Judge Msimang did not rule on the merits of the case, and no evidence has been presented in court. He said that his decision was motivated by the length of time it has taken to finalize the case against Zuma. He added that the effect of this was that Zuma had suffered social prejudice akin to "punishment that should only be handed to a convicted person."

Law professor Robin Palmer told national radio that the charges are likely to be reinstated.

"If the matter is struck off the roll, the prosecution then has the option to withdraw the charges against Mr. Zuma, they declined to do so; and the effect then is that the matter cannot proceed until it is enrolled again and the effect also would be that the prosecution would have to recharge Mr.
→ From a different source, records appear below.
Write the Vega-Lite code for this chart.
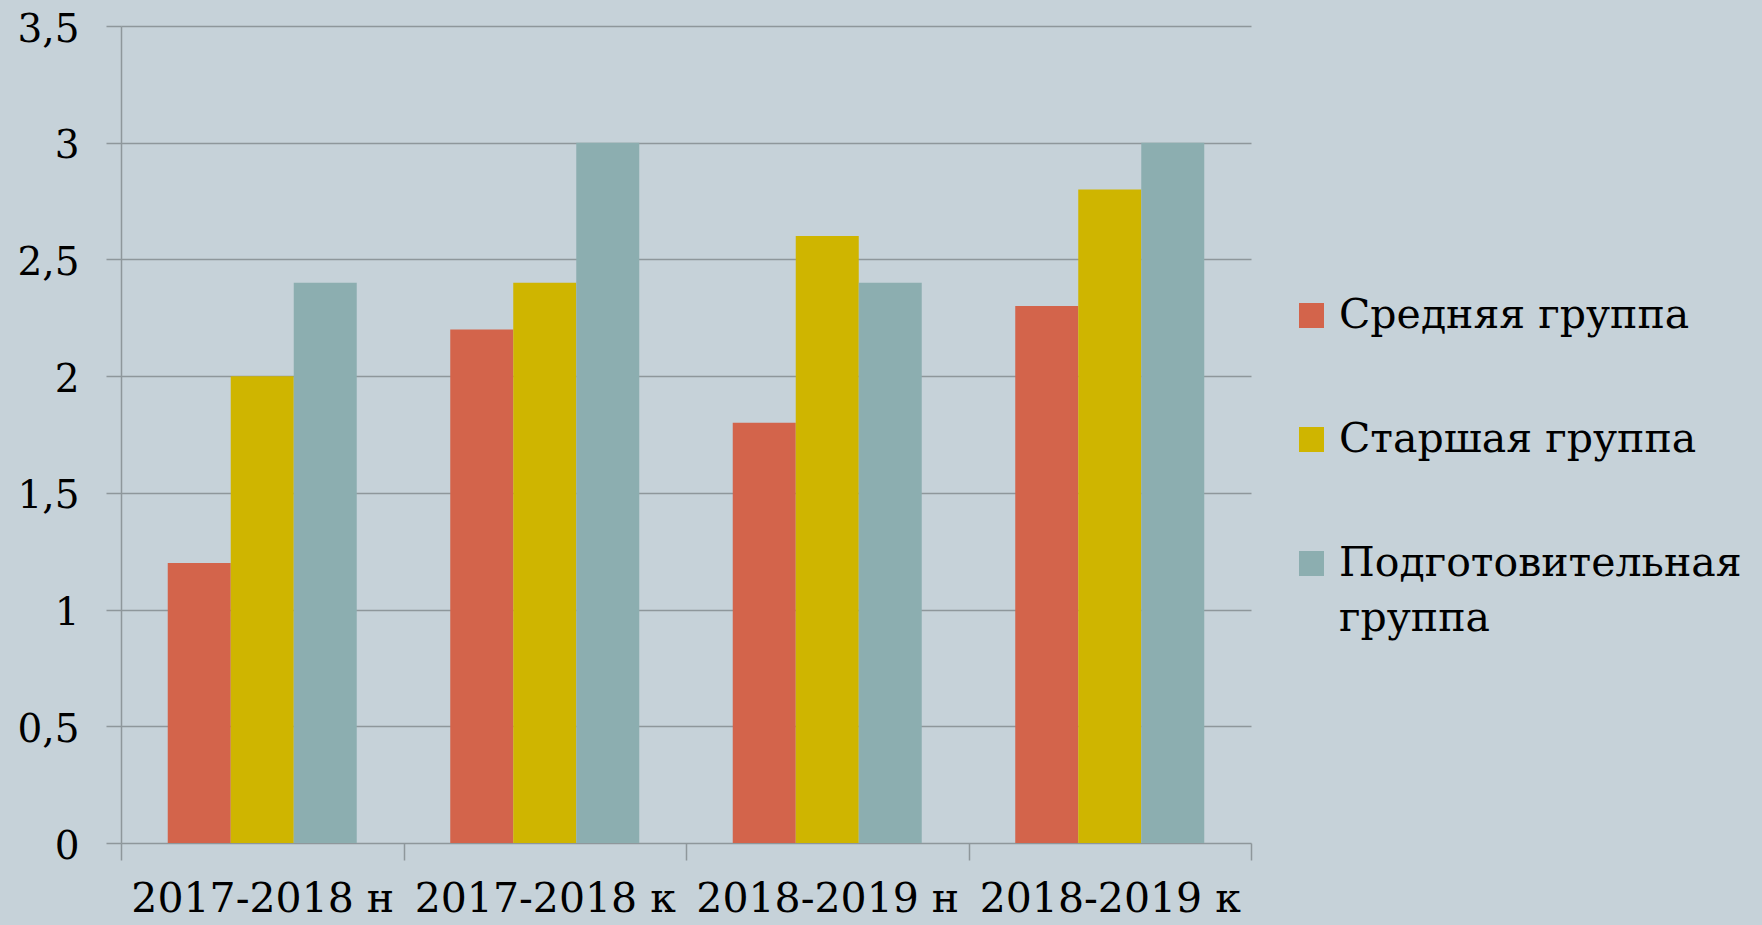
{
  "$schema": "https://vega.github.io/schema/vega-lite/v6.json",
  "width": 1130,
  "height": 817,
  "autosize": {"type": "none"},
  "padding": {"left": 121, "top": 26, "right": 511, "bottom": 82},
  "background": "#C6D2D9",
  "config": {
    "view": {"stroke": null},
    "font": "DejaVu Serif",
    "style": {"guide-label": {"lineHeight": 55}}
  },
  "data": {
    "values": [
      {"period": "2017-2018 н", "group": "Средняя группа", "value": 1.2},
      {"period": "2017-2018 н", "group": "Старшая группа", "value": 2.0},
      {"period": "2017-2018 н", "group": "Подготовительная группа", "value": 2.4},
      {"period": "2017-2018 к", "group": "Средняя группа", "value": 2.2},
      {"period": "2017-2018 к", "group": "Старшая группа", "value": 2.4},
      {"period": "2017-2018 к", "group": "Подготовительная группа", "value": 3.0},
      {"period": "2018-2019 н", "group": "Средняя группа", "value": 1.8},
      {"period": "2018-2019 н", "group": "Старшая группа", "value": 2.6},
      {"period": "2018-2019 н", "group": "Подготовительная группа", "value": 2.4},
      {"period": "2018-2019 к", "group": "Средняя группа", "value": 2.3},
      {"period": "2018-2019 к", "group": "Старшая группа", "value": 2.8},
      {"period": "2018-2019 к", "group": "Подготовительная группа", "value": 3.0}
    ]
  },
  "mark": {"type": "bar"},
  "encoding": {
    "x": {
      "field": "period",
      "type": "nominal",
      "sort": null,
      "scale": {"paddingInner": 0, "paddingOuter": 0},
      "axis": {
        "title": null,
        "labelAngle": 0,
        "tickBand": "extent",
        "domain": false,
        "ticks": true,
        "tickSize": 17,
        "tickColor": "#8E979B",
        "tickWidth": 1.5,
        "labelFontSize": 41,
        "labelColor": "#000000",
        "labelPadding": 19,
        "labelLimit": 0,
        "labelOverlap": false,
        "labelFont": "DejaVu Serif"
      }
    },
    "xOffset": {
      "field": "group",
      "sort": ["Средняя группа", "Старшая группа", "Подготовительная группа"],
      "scale": {"paddingInner": 0, "paddingOuter": 0.742}
    },
    "y": {
      "field": "value",
      "type": "quantitative",
      "scale": {"domain": [0, 3.5], "nice": false},
      "axis": {
        "title": null,
        "values": [0, 0.5, 1, 1.5, 2, 2.5, 3, 3.5],
        "labelExpr": "replace(toString(datum.value), '.', ',')",
        "grid": true,
        "gridColor": "#8E979B",
        "gridWidth": 1.5,
        "domain": true,
        "domainColor": "#8E979B",
        "domainWidth": 1.5,
        "tickSize": 15,
        "tickColor": "#8E979B",
        "tickWidth": 1.5,
        "labelFontSize": 39,
        "labelColor": "#000000",
        "labelPadding": 27,
        "labelOffset": 3,
        "labelFont": "DejaVu Serif"
      }
    },
    "color": {
      "field": "group",
      "type": "nominal",
      "sort": ["Средняя группа", "Старшая группа", "Подготовительная группа"],
      "scale": {
        "domain": ["Средняя группа", "Старшая группа", "Подготовительная группа"],
        "range": ["#D3644B", "#CFB500", "#8CAEB0"]
      },
      "legend": {
        "title": null,
        "orient": "none",
        "legendX": 1170,
        "legendY": 269,
        "symbolType": "square",
        "symbolSize": 625,
        "symbolStrokeWidth": 0,
        "labelFontSize": 41,
        "labelFont": "DejaVu Serif",
        "labelColor": "#000000",
        "labelOffset": 7,
        "labelLimit": 600,
        "rowPadding": 82,
        "labelExpr": "datum.label == 'Подготовительная группа' ? ['Подготовительная', 'группа'] : datum.label"
      }
    }
  }
}
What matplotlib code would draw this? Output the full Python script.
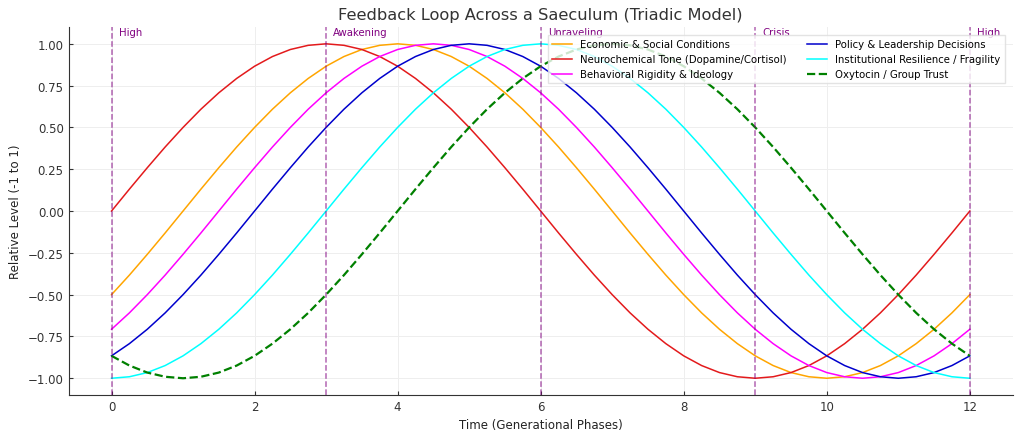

Zuma before the matter can proceed," Palmer said.

The National Prosecuting Authority, or NPA, says it will take a few days to review the judge's decision before making an announcement about how it intends to proceed. NPA spokesman, Makhosini Nkosi, told VOA that because it is such a high-profile matter, in which the accused says he is innocent and the prosecution has argued that it has a strong, winnable case, it should not be determined on issues of procedure.

"It is not a matter that should be determined on the basis of procedural technicalities," Nkosi said. "It is a matter that should be determined on the basis of its merits, there should be a trial, so the accused are either found guilty or not guilty."

Unless the charges are reinstated against him, Zuma will be free to run next year for the leadership of the governing African National Congress Party, or ANC. If he is successful in that bid, he will most likely become South Africa's next president.

In recent weeks, he has delivered a series of fiery speeches, in which he has continued to reiterate that the case against him is political, and designed to prevent him from becoming president of South Africa. Following the judge's decision, Zuma told his supporters gathered outside the court he is innocent of all charges. He said the media sentenced him even before he has been been convicted in a court of law.